La sensación que domina hoy el país es de incertidumbre y temporalidad, todo es provisional y nadie puede o quiere hacer planes a largo plazo. Los gobernantes estatales y autonómicos andan como despistados, erráticos, mosqueando a los científicos, cuyas asociaciones han denunciado de forma insistente el poco caso que les hacen, y lidiando con los mil y un sectores que piden ayudas mediante performances de medio pelo porque su negocio se va a pique. La gente pierde sus trabajos, sus casas, las asociaciones del ramo alertan del crecimiento inminente de la pobreza extrema, la exclusión social, el sinhogarismo.

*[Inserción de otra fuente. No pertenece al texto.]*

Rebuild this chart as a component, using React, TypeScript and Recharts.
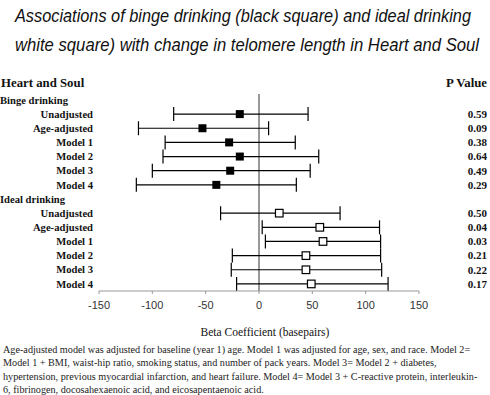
import { ScatterChart, Scatter, XAxis, YAxis, ErrorBar, ReferenceLine } from "recharts";

const TITLE_LINES = [
    "Associations of binge drinking (black square) and ideal drinking",
    "white square) with change in telomere length in Heart and Soul",
];

const ROW_LABELS = ["Unadjusted", "Age-adjusted", "Model 1", "Model 2", "Model 3", "Model 4"];

const BINGE_EST = [-18, -53, -28, -18, -27, -40];
const BINGE_LOW = [-80, -113, -88, -90, -100, -115];
const BINGE_HIGH = [46, 9, 34, 56, 48, 35];
const BINGE_P = ["0.59", "0.09", "0.38", "0.64", "0.49", "0.29"];

const IDEAL_EST = [19, 57, 60, 44, 44, 49];
const IDEAL_LOW = [-36, 3, 6, -25, -26, -21];
const IDEAL_HIGH = [76, 113, 114, 114, 115, 121];
const IDEAL_P = ["0.50", "0.04", "0.03", "0.21", "0.22", "0.17"];

const X_TICKS = [-150, -100, -50, 0, 50, 100, 150];

const FOOTNOTE = [
    "Age-adjusted model was adjusted for baseline (year 1) age. Model 1 was adjusted for age, sex, and race. Model 2=",
    "Model 1 + BMI, waist-hip ratio, smoking status, and number of pack years. Model 3= Model 2 + diabetes,",
    "hypertension, previous myocardial infarction, and heart failure. Model 4= Model 3 + C-reactive protein, interleukin-",
    "6, fibrinogen, docosahexaenoic acid, and eicosapentaenoic acid.",
];

// slot 0 = binge header, 1-6 binge rows, 7 = ideal header, 8-13 ideal rows
const SLOT_LABELS = ["Binge drinking", ...ROW_LABELS, "Ideal drinking", ...ROW_LABELS];
const HEADER_SLOTS = [0, 7];
const SLOT_P = ["", ...BINGE_P, "", ...IDEAL_P];
const SLOTS = SLOT_LABELS.map((_, i) => i);

const bingeData = BINGE_EST.map((est, i) => ({
    est, slot: i + 1, err: [est - BINGE_LOW[i], BINGE_HIGH[i] - est],
}));
const idealData = IDEAL_EST.map((est, i) => ({
    est, slot: i + 8, err: [est - IDEAL_LOW[i], IDEAL_HIGH[i] - est],
}));

const SERIF = "'Liberation Serif', 'Times New Roman', serif";
const SANS = "'Liberation Sans', Arial, sans-serif";

function LeftTick(props: any) {
    const { x, y, payload } = props;
    const isHeader = HEADER_SLOTS.includes(payload.value);
    return (
        <text
            x={isHeader ? x - 93 : x}
            y={y}
            dy="0.35em"
            textAnchor={isHeader ? "start" : "end"}
            fontFamily={SERIF}
            fontWeight="bold"
            fontSize={10.6}
            fill="#111"
        >
            {SLOT_LABELS[payload.value]}
        </text>
    );
}

function RightTick(props: any) {
    const { x, y, payload } = props;
    return (
        <text x={x} y={y} dy="0.35em" textAnchor="end" fontFamily={SERIF} fontWeight="bold" fontSize={11} fill="#111">
            {SLOT_P[payload.value]}
        </text>
    );
}

const blackSquare = (p: any) => <rect x={p.cx - 4} y={p.cy - 4} width={8} height={8} fill="#000" />;
const whiteSquare = (p: any) => (
    <rect x={p.cx - 3.8} y={p.cy - 3.8} width={7.6} height={7.6} fill="#fff" stroke="#000" strokeWidth={1.2} />
);

export default function App() {
    return (
        <div style={{ position: "absolute", left: 0, top: 0, width: 490, height: 395, background: "#fff", overflow: "hidden" }}>
            <svg width={490} height={64} style={{ position: "absolute", left: 0, top: 0 }}>
                <g transform="scale(1,1.2)">
                    <text x={15} y={18.3} fontFamily={SANS} fontStyle="italic" fontSize={15}
                        textLength={456} lengthAdjust="spacingAndGlyphs" fill="#111">
                        {TITLE_LINES[0]}
                    </text>
                    <text x={15} y={42.5} fontFamily={SANS} fontStyle="italic" fontSize={15}
                        textLength={464} lengthAdjust="spacingAndGlyphs" fill="#111">
                        {TITLE_LINES[1]}
                    </text>
                </g>
            </svg>
            <div style={{ position: "absolute", left: 1, top: 76, fontFamily: SERIF, fontWeight: "bold", fontSize: 12.8, color: "#111" }}>
                Heart and Soul
            </div>
            <div style={{ position: "absolute", right: 3, top: 76, fontFamily: SERIF, fontWeight: "bold", fontSize: 12.8, color: "#111" }}>
                P Value
            </div>
            <div style={{ position: "absolute", left: 0, top: 0 }}>
                <ScatterChart width={490} height={345} margin={{ top: 94, right: 0, bottom: 25, left: 0 }}>
                    <XAxis
                        type="number"
                        dataKey="est"
                        domain={[-150, 150]}
                        ticks={X_TICKS}
                        allowDataOverflow
                        stroke="#999"
                        tickSize={3}
                        tickMargin={7}
                        tick={{ fill: "#333", fontSize: 11, fontFamily: SANS }}
                        height={29}
                        label={{ value: "Beta Coefficient (basepairs)", position: "bottom", offset: 8, dx: 6, fill: "#111", fontSize: 11.5, fontFamily: SERIF }}
                    />
                    <YAxis
                        yAxisId="left"
                        type="number"
                        dataKey="slot"
                        domain={[-0.42, 13.5]}
                        reversed
                        allowDataOverflow
                        ticks={SLOTS}
                        interval={0}
                        width={99}
                        axisLine={false}
                        tickLine={false}
                        tickSize={0}
                        tickMargin={6}
                        tick={<LeftTick />}
                    />
                    <YAxis
                        yAxisId="right"
                        orientation="right"
                        type="number"
                        domain={[-0.42, 13.5]}
                        reversed
                        allowDataOverflow
                        ticks={SLOTS}
                        interval={0}
                        width={71}
                        axisLine={false}
                        tickLine={false}
                        tickSize={0}
                        tickMargin={68}
                        tick={<RightTick />}
                    />
                    <ReferenceLine yAxisId="left" x={0} stroke="#999" strokeWidth={2} />
                    <Scatter yAxisId="left" data={bingeData} shape={blackSquare} isAnimationActive={false}>
                        <ErrorBar dataKey="err" direction="x" width={7} stroke="#000" strokeWidth={1.2} />
                    </Scatter>
                    <Scatter yAxisId="left" data={idealData} shape={whiteSquare} isAnimationActive={false}>
                        <ErrorBar dataKey="err" direction="x" width={7} stroke="#000" strokeWidth={1.2} />
                    </Scatter>
                </ScatterChart>
            </div>
            <div style={{ position: "absolute", left: 3, top: 343, fontFamily: SERIF, fontSize: 10.2, lineHeight: "13.3px", color: "#222", whiteSpace: "nowrap" }}>
                {FOOTNOTE.map((line, i) => (
                    <div key={i}>{line}</div>
                ))}
            </div>
        </div>
    );
}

Los números de fallecidos por la pandemia sigue siendo alta, pero la cifra de muertos parece haber perdido su capacidad de asombrar e incluso de asustar: los seres humanos nos acostumbramos rápido incluso a las mayores tragedias. Con la llegada acelerada, casi milagrosa, de las vacunas hay quien alberga esperanzas de que todo vuelva a su cauce con premura. Otros señalan que estas navidades no se deberían estar celebrando y que lo importante es salvar las navidades que vienen. Existe la sensación de que con el fin del año 2020 todo lo malo se acaba y las cosas solo pueden mejorar. “No es el principio ni el fin, pero es el principio del fin”, en palabras del ministro Illa. Pero nada asegura que 2021 vaya a ser un buen año. Lo que es seguro es que veremos cosas tan raras, o más, que en este aciago y bizarro 2020.